Lisa Kereszi (Chester, 1973; vive a New York) traduce in fotografia lo spazio del desiderio. Catturando con precisione aspetti della scena
burlesque, tornata in auge ultimamente con la procace
Dita Von Teese, ex moglie della rockstar Marilyn Manson e celebre per il suo bagno dentro a un flûte di champagne.
Sui muri bianchi della neonata galleria Metronom spiccano i colori accesi delle stripteaser della celebre fotografa, che alza il sipario su scene fuori orario nei sex club americani, dove donne apparentemente “normali” si spogliano senza tabù. Ci riporta alle nostre fantasie primordiali, le più ancestrali e proibite, quelle inespresse, fissando immagini ed eventi. Dietro ai lustrini e ai boa di struzzo, donne comuni e piuttosto corpulente ammiccano e si denudano senza remore, come entità femminili del tutto anonime, che rappresentano l’archetipo della fascinazione della sessualità del corpo femminile e del suo mistero.
Ma la lussuria si sposa anche allo squallore, nelle fotografie di Lisa Kereszi. I sex club, infatti, sono solo semplici luoghi, interni spesso vuoti e pacchiani, presentati primo o dopo gli spettacoli, con sedie accatastate fra tendoni e neon fucsia, desolati e privi di qualsiasi fascino o mistero. È la fantasia di chi guarda a trasformarli in spazi artificiali e magici, costruiti appositamente per solleticare l’immaginario, le fantasie estreme e non dichiarate.
Le spogliarelliste non certo perfette di Kereszi – tra le quali la nota
Dirty Martini, soggetto privilegiato dei suoi scatti -, regine del
burlesque e dei
go-go bar, decisamente in carne e molto vicine come stile feticista al modello
pin-up, si esibiscono nei loro camerini, fra stanze spoglie e confezioni di preservativi usati gettati in terra, interrogando lo spettatore sull’illusione della libido.
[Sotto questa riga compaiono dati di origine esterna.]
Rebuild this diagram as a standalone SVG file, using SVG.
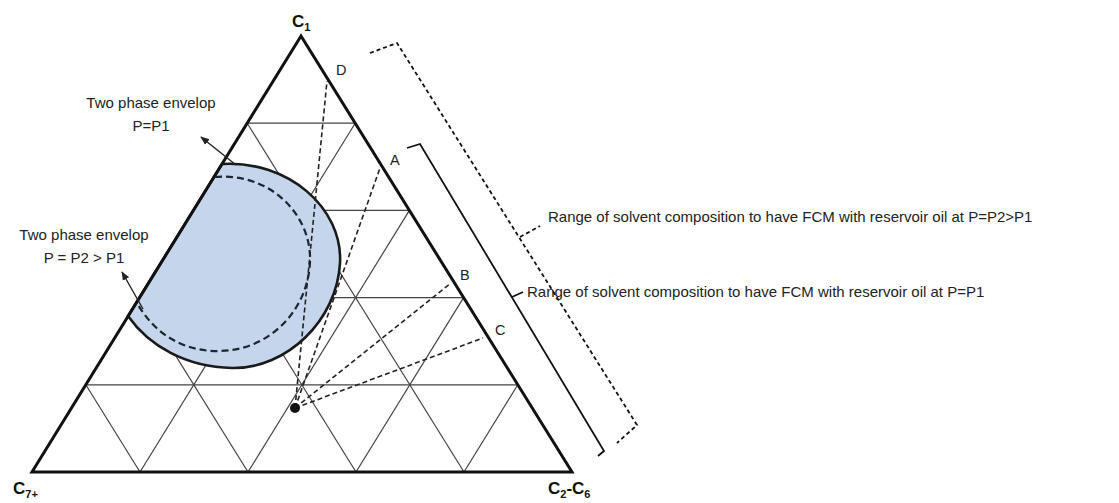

Si mettono in posa, camminano sensuali sulle gambe piene e carnose, lussuriose e seducenti, genuine, vivaci e scanzonate come un inno al piacere. E sembrano pure divertirsi, in mezzo a una folla di uomini bramosi e talvolta anche di donne che le osservano rapite, in preda all’eccitazione.
Non sono quasi mai visibili interamente. A volte compaiono dall’ombra o si vedono da lontano, come se volessero nascondere una parte del corpo, per lasciarsi semplicemente immaginare. Con le visioni parziali dei corpi, la fotografa lascia così la giusta distanza alla brama, seducendo e distanziando lo spettatore al contempo. La sensualità si trasforma in candore, la trasgressione in gioco, la coniglietta dai seni abbondanti non ha più nulla della pornodiva ma diventa candida come la ragazza della porta accanto.
E se i temi prescelti da Kereszi non sono sicuramente originali, l’approccio decisamente lo è. Poiché mette alla ribalta ciò che di solito è nascosto o proibito, rende quotidiano e ordinario, per non dire familiare, lo sfavillare delle
paillette. E mostra l’illusione che sta dietro allo stesso mezzo fotografico. La possibilità, cioè, di rappresentare tutto ciò su cui le persone comuni proiettano i propri desideri segreti.